Mumbai (Maharashtra) [India], September 29: "I Killed Bapu" is the story of the most hated murderer in the history of India- “Nathuram Vinayak Godse". He was the Assasin of "Mahatma Gandhi" and this became his only identity after Gandhi's Assassination. But people forgot his real identity and personality which was a freedom fighter and a dreamer of "Akhand Bharat" i.e. "Undivided India". He was totally against the division of India and Pakistan. He blamed Gandhi for this partition. And that made him hate Gandhi so much that he was scared that if Gandhi lived for more years then there would be more partitions taking place in the country. And that's why he planned to kill Gandhi along with his friends. These things are mentioned in his book "Maine Gandhi Vadh Kyu kiya". This film depicts the real and far-forgotten identity of Nathuram Vinayak Godse, who was a Patriot and a hardcore Nationalist. He was a Brahmin by Caste and that's why he was a follower of the Hindu religion and he was proud of being a Hindu.
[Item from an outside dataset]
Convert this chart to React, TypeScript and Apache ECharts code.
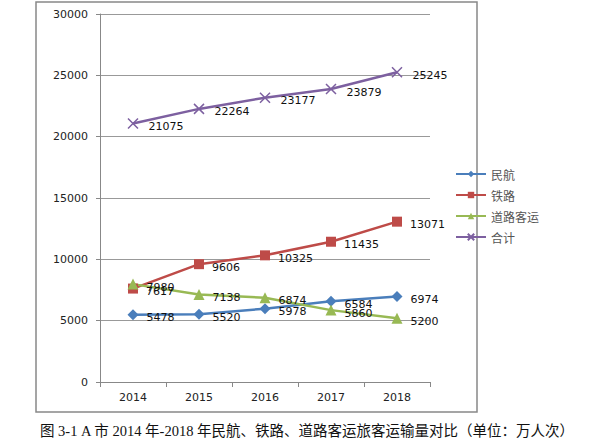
import React, { useEffect, useRef } from "react";
import * as echarts from "echarts";

const years = ["2014", "2015", "2016", "2017", "2018"];
const civilAviation = [5478, 5520, 5978, 6584, 6974];
const railway = [7617, 9606, 10325, 11435, 13071];
const roadPassenger = [7980, 7138, 6874, 5860, 5200];
const total = [21075, 22264, 23177, 23879, 25245];
const seriesNames = ["民航", "铁路", "道路客运", "合计"];
const caption = "图 3-1 A 市 2014 年-2018 年民航、铁路、道路客运旅客运输量对比（单位：万人次）";

const numFont = "'DejaVu Sans', Verdana, sans-serif";

export default function App() {
  const ref = useRef<HTMLDivElement>(null);
  useEffect(() => {
    if (!ref.current) return;
    const chart = echarts.init(ref.current, undefined, { renderer: "svg" });
    const label = {
      show: true,
      position: "right" as const,
      offset: [3, 3],
      color: "#111",
      fontSize: 11,
      fontFamily: numFont,
    };
    const mk = (name: string, data: number[], color: string, symbol: string, size: number) => ({
      name,
      type: "line",
      data,
      symbol,
      symbolSize: size,
      lineStyle: { color, width: 2.5 },
      itemStyle: { color },
      label,
    });
    chart.setOption({
      animation: false,
      backgroundColor: "#fff",
      grid: { left: 100, right: 177, top: 14, bottom: 60, containLabel: false },
      legend: {
        orient: "vertical",
        left: 450,
        top: 163,
        itemWidth: 30,
        itemHeight: 8,
        itemGap: 9,
        textStyle: { fontFamily: "'Noto Sans CJK SC'", fontSize: 12, color: "#555" },
        data: seriesNames,
      },
      xAxis: {
        type: "category",
        data: years,
        boundaryGap: true,
        axisLine: { lineStyle: { color: "#888" } },
        axisTick: { show: true, alignWithLabel: false, lineStyle: { color: "#888" } },
        axisLabel: { color: "#222", fontSize: 11, fontFamily: numFont, margin: 10 },
      },
      yAxis: {
        type: "value",
        min: 0,
        max: 30000,
        interval: 5000,
        axisLine: { show: true, lineStyle: { color: "#888" } },
        axisTick: { show: true, length: 4, lineStyle: { color: "#888" } },
        axisLabel: {
          color: "#222",
          fontSize: 11,
          fontFamily: numFont,
          margin: 12,
          formatter: (v: number) => String(v),
        },
        splitLine: { lineStyle: { color: "#999", width: 1 } },
      },
      graphic: [
        {
          type: "rect",
          shape: { x: 36, y: 2, width: 441, height: 410 },
          style: { fill: "none", stroke: "#888", lineWidth: 1.5 },
          silent: true,
        },
        {
          type: "text",
          x: 307,
          y: 431,
          style: {
            text: caption,
            fill: "#111",
            fontSize: 14.5,
            fontFamily: "'Liberation Serif', 'Noto Sans CJK SC'",
            align: "center",
            verticalAlign: "middle",
          },
        },
      ],
      series: [
        mk(seriesNames[0], civilAviation, "#4A7EBB", "diamond", 11),
        mk(seriesNames[1], railway, "#BE4B48", "rect", 10),
        mk(seriesNames[2], roadPassenger, "#98B954", "triangle", 11),
        {
          ...mk(seriesNames[3], total, "#7D60A0", "path://M0,0L10,10M10,0L0,10", 10),
          itemStyle: { color: "none", borderColor: "#7D60A0", borderWidth: 1.5 },
        },
      ],
    });
    return () => chart.dispose();
  }, []);
  return <div ref={ref} style={{ width: 607, height: 442, position: "absolute", left: 0, top: 0 }} />;
}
He also popularized the work of his mentor "Vinayak Damodar Savarkar" who created the ideology of "Hindutva"
Cast and crew- Presented by Vikas Production, Directed by the talented Hyder Kazmi, produced by Sarla Saraogi and Rahul Sharma, and featuring an ensemble cast including Sameer Deshpande, Rajesh Khatri, Akshay Verma, Nagesh Mishra, and Zaffar Kazmi, this thought-provoking film is set to captivate audiences around the world. Key Crew Members of the film include Music by Aman Shlok, Editor: Govind Dubey, Director of Photography: Ashwin Prabhakar, Action Director: Riyaz Sultan, Legal Advisers: Adv. Ashok M Saraogi and Adv. Jay Yadav.
Review- Directed with precision and backed by meticulous research, “I Killed Bapu” invites viewers to reconsider the multifaceted identity of a man whose infamy has eclipsed his earlier persona.
The movie carefully unravels Godse's life, starting with his initial role as a freedom fighter and dreamer of "Akhand Bharat," or Undivided India. Before being forever associated with Gandhi's assassination, Godse harboured a vision of a united nation. The movie sheds light on his growing apprehension that if Gandhi continued to influence the nation, further divisions would occur. This fear culminated in the meticulously planned assassination, which would forever seal his legacy as Gandhi's killer.
The film paints a nuanced portrait of a man who straddled the line between hero and villain, shedding light on the complexities of his character and the historical context in which he lived. "I Killed Bapu" challenges viewers to confront the duality of Godse's identity and consider the broader implications of his actions within the socio-political landscape of his time.
In conclusion, "I Killed Bapu" is a thought-provoking cinematic exploration of Nathuram Vinayak Godse's life and motivations. It invites audiences to reevaluate their understanding of this historical figure, showcasing the intricate layers of his identity beyond the act that defined him. This film serves as a testament to the power of cinema in rekindling discussions about complex historical events and figures, leaving viewers with much to contemplate long after the credits roll.